DATE: | Tuesday, Mar 9, 2010 |
TIME: | 3:30 pm |
PLACE: | Council Room (SITE 5-084) |
TITLE: | Contextual search for term equivalents in terminological databases |
PRESENTER: | Caroline Barriere NRC |
ABSTRACT:
As a translator looks for an unknown technical term in a term bank, he/she hopes to find a term equivalent (translation) which properly expresses the meaning of the term with respect to the text to translate. Many terms (even specialised) are polysemous and will be assigned multiple records in the term bank for their multiple meanings. The problem of finding the appropriate record in the term bank is very similar to the word-sense disambiguation problem of finding the appropriate entry in a dictionary. Although word-sense disambiguation is largely studied within the computational linguistic community, the proposed solutions for general language dictionaries are mainly based on the use of definitional information and unfortunately such information is not mandatory in a term bank.

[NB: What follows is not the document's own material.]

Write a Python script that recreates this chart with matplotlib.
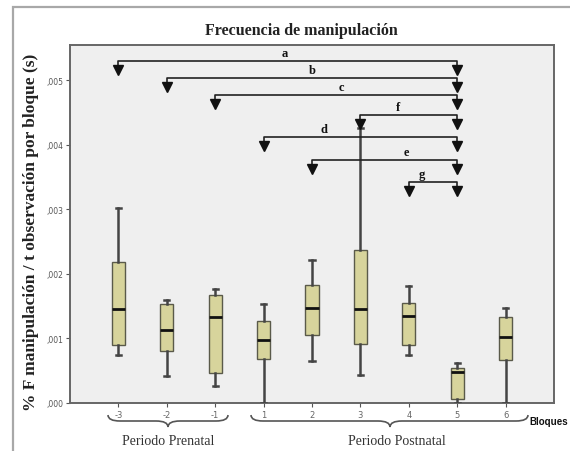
import matplotlib
matplotlib.use("Agg")
import matplotlib.pyplot as plt
from matplotlib.path import Path
from matplotlib.patches import PathPatch, Rectangle

# ---- data ----
blocks = ["-3", "-2", "-1", "1", "2", "3", "4", "5", "6"]
whislo = [0.00074, 0.00042, 0.00026, 0.0, 0.00065, 0.00043, 0.00075, 0.0, 0.0]
q1 = [0.00090, 0.00081, 0.00047, 0.00068, 0.00106, 0.00092, 0.00090, 0.00006, 0.00066]
med = [0.00146, 0.00113, 0.00133, 0.00098, 0.00148, 0.00146, 0.00135, 0.00048, 0.00102]
q3 = [0.00218, 0.00154, 0.00168, 0.00127, 0.00183, 0.00237, 0.00155, 0.00055, 0.00133]
whishi = [0.00302, 0.00160, 0.00176, 0.00153, 0.00222, 0.00427, 0.00181, 0.00062, 0.00148]
yticks = [0.0, 0.001, 0.002, 0.003, 0.004, 0.005]
ytick_labels = [",000", ",001", ",002", ",003", ",004", ",005"]

# comparisons: (label, from block index, to block index, bracket height, label position)
comp_labels = ["a", "b", "c", "f", "d", "e", "g"]
comp_from = [0, 1, 2, 5, 3, 4, 6]
comp_to = [7, 7, 7, 7, 7, 7, 7]
comp_y = [0.00530, 0.00504, 0.00477, 0.00447, 0.00413, 0.00376, 0.00343]
comp_label_x = [3.44, 4.01, 4.6, 5.78, 4.25, 5.96, 6.27]

W, H = 570, 452
fig = plt.figure(figsize=(W / 100, H / 100), dpi=100)
fig.patch.set_facecolor("white")

# outer frame
fig.add_artist(Rectangle((13 / W, -0.1), 1.2, 1 - 8 / H + 0.1, transform=fig.transFigure,
                         fill=False, edgecolor="#a8a8a8", linewidth=1.6))

ax = fig.add_axes([70 / W, 1 - 404 / H, (554 - 70) / W, (404 - 46) / H])
ax.set_facecolor("#efefef")

stats = []
for i in range(len(blocks)):
    stats.append(dict(med=med[i], q1=q1[i], q3=q3[i], whislo=whislo[i], whishi=whishi[i],
                      fliers=[], label=blocks[i]))
pos = list(range(len(blocks)))
ax.bxp(stats, positions=pos, widths=0.27, patch_artist=True, showfliers=False,
       boxprops=dict(facecolor="#d7d49c", edgecolor="#5a5a4a", linewidth=1.0),
       medianprops=dict(color="#111111", linewidth=2.0),
       whiskerprops=dict(color="#444444", linewidth=1.8),
       capprops=dict(color="#444444", linewidth=1.8), capwidths=0.11,
       zorder=3)

ax.set_xlim(-1, 9)
ax.set_ylim(0, 0.00555)
ax.set_yticks(yticks)
ax.set_yticklabels(ytick_labels, fontsize=5.5, color="#555555", family="DejaVu Sans")
ax.set_xticks(pos)
ax.set_xticklabels(blocks, fontsize=6, color="#666666")
ax.tick_params(axis="both", direction="out", length=3, width=0.8, color="#555555", pad=2)
for s in ["left", "bottom", "right", "top"]:
    ax.spines[s].set_color("#666666")
    ax.spines[s].set_linewidth(1.4)

# comparison brackets
px = 0.00555 / (404 - 46)  # one pixel in data units
for lab, a, b, y, lx in zip(comp_labels, comp_from, comp_to, comp_y, comp_label_x):
    ax.plot([a, a, b, b], [y - 6 * px, y, y, y - 6 * px], color="#222222", lw=1.2,
            solid_capstyle="butt", zorder=4, clip_on=False)
    ax.plot([a, b], [y - 9 * px, y - 9 * px], linestyle="none", marker="v",
            markersize=7, color="#111111", zorder=5, clip_on=False)
    ax.text(lx, y + 2 * px, lab, ha="center", va="bottom", fontsize=9,
            fontweight="bold", family="Liberation Serif", color="#111111")

# title & y label
fig.text(301 / W, 1 - 31 / H, "Frecuencia de manipulación", ha="center", va="center",
         fontsize=11.5, fontweight="bold", family="Liberation Serif", color="#222222")
fig.text(31 / W, 1 - 232 / H, "% F manipulación / t observación por bloque (s)",
         ha="center", va="center", rotation=90, fontsize=12.5, fontweight="bold",
         family="Liberation Serif", color="#222222")


def brace(x1, x2, xm, y0, h, color="#555555"):
    q = h / 2.0
    pts = [(x1, y0), (x1, y0 + q), (x1 + q * 2, y0 + q), (xm - q * 2, y0 + q),
           (xm, y0 + q), (xm, y0 + 2 * q), (xm, y0 + q), (xm + q * 2, y0 + q),
           (x2 - q * 2, y0 + q), (x2, y0 + q), (x2, y0)]
    codes = [Path.MOVETO, Path.CURVE3, Path.CURVE3, Path.LINETO, Path.CURVE3, Path.CURVE3,
             Path.CURVE3, Path.CURVE3, Path.LINETO, Path.CURVE3, Path.CURVE3]
    pts = [(x / W, 1 - y / H) for x, y in pts]
    fig.add_artist(PathPatch(Path(pts, codes), transform=fig.transFigure, fill=False,
                             edgecolor=color, linewidth=1.2))


brace(108, 228, 168, 416, 12)
brace(251, 528, 390, 416, 12)

fig.text(168 / W, 1 - 442 / H, "Periodo Prenatal", ha="center", va="center",
         fontsize=10, family="Liberation Serif", color="#333333")
fig.text(397 / W, 1 - 442 / H, "Periodo Postnatal", ha="center", va="center",
         fontsize=10, family="Liberation Serif", color="#333333")
fig.text(529 / W, 1 - 422 / H, "Bloques", ha="left", va="center", fontsize=7,
         fontweight="bold", family="Liberation Sans", color="#111111")

fig.savefig("out.png", dpi=100)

In the term bank, many terms have either very short definitions or no definitions at all, but all terms must be assigned to one or more domains from a pre-established list of domains. Our research makes use of this domain information. We developed a first algorithm which automatically assigns a domain profile to a source text, and a second algorithm which finds a match between a term's domains (as found in the term bank) and the text's domain profile. For our experimentation, bilingual abstracts (French-English) from eight scientific journals provide 1130 pairs of term equivalents. The Grand Dictionnaire Terminologique (Office Québécois de la Langue Française) is used as a terminological ressource. On our data set, we show a reduction of 75% in the average rank of the correct equivalent, in comparison to a random choice. |